Prosecutors will ask the Islamabad High Court on December 22 to withdraw the bail agreement for Zaki-ur-Rehman Lakhvi.

Lakhvi, believed to be a leading member of the banned Pakistani militant group Lashkar-e-Taiba, is one of seven people charged with planning the Mumbai attacks, which left 166 people dead.

According to a ruling December 18, Lakhvi was due to be released after paying a $5,000 bond.

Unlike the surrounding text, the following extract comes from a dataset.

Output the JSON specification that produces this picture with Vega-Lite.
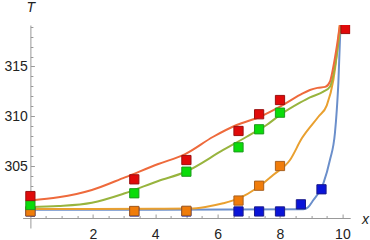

He will now remain in jail pending the appeal process.

The government's decision to reinstate the death penalty in terrorism cases has triggered warnings of potential jailbreak attempts in the troubled northwest region of Khyber Pakhtunkhwa.

It has also sparked condemnation from rights groups, who say capital punishment is a poor substitute for effective protection for civilians in Pakistan's northwest.

The death penalty is "never the answer," even in the case of "unimaginable" tragedies like the Peshawar school massacre, David Griffiths, Amnesty's deputy director for the Asia-Pacific region, said.

Pakistani security sources have suggested the Peshawar school attack was organized by Umar Mansoor, a Pakistani militant who is thought to be based in Afghanistan.

Phone intercepts showed the Peshawar school gunmen to be receiving orders from outside the site, potentially from Afghan numbers -- a possibility that underscores the overlap between militant insurgencies in Afghanistan and Pakistan.

General Sharif, traveled to Kabul on December 18 for emergency meetings with Afghan President Ashraf Ghani and U.S. Army General John Campbell, the top NATO commander in Afghanistan.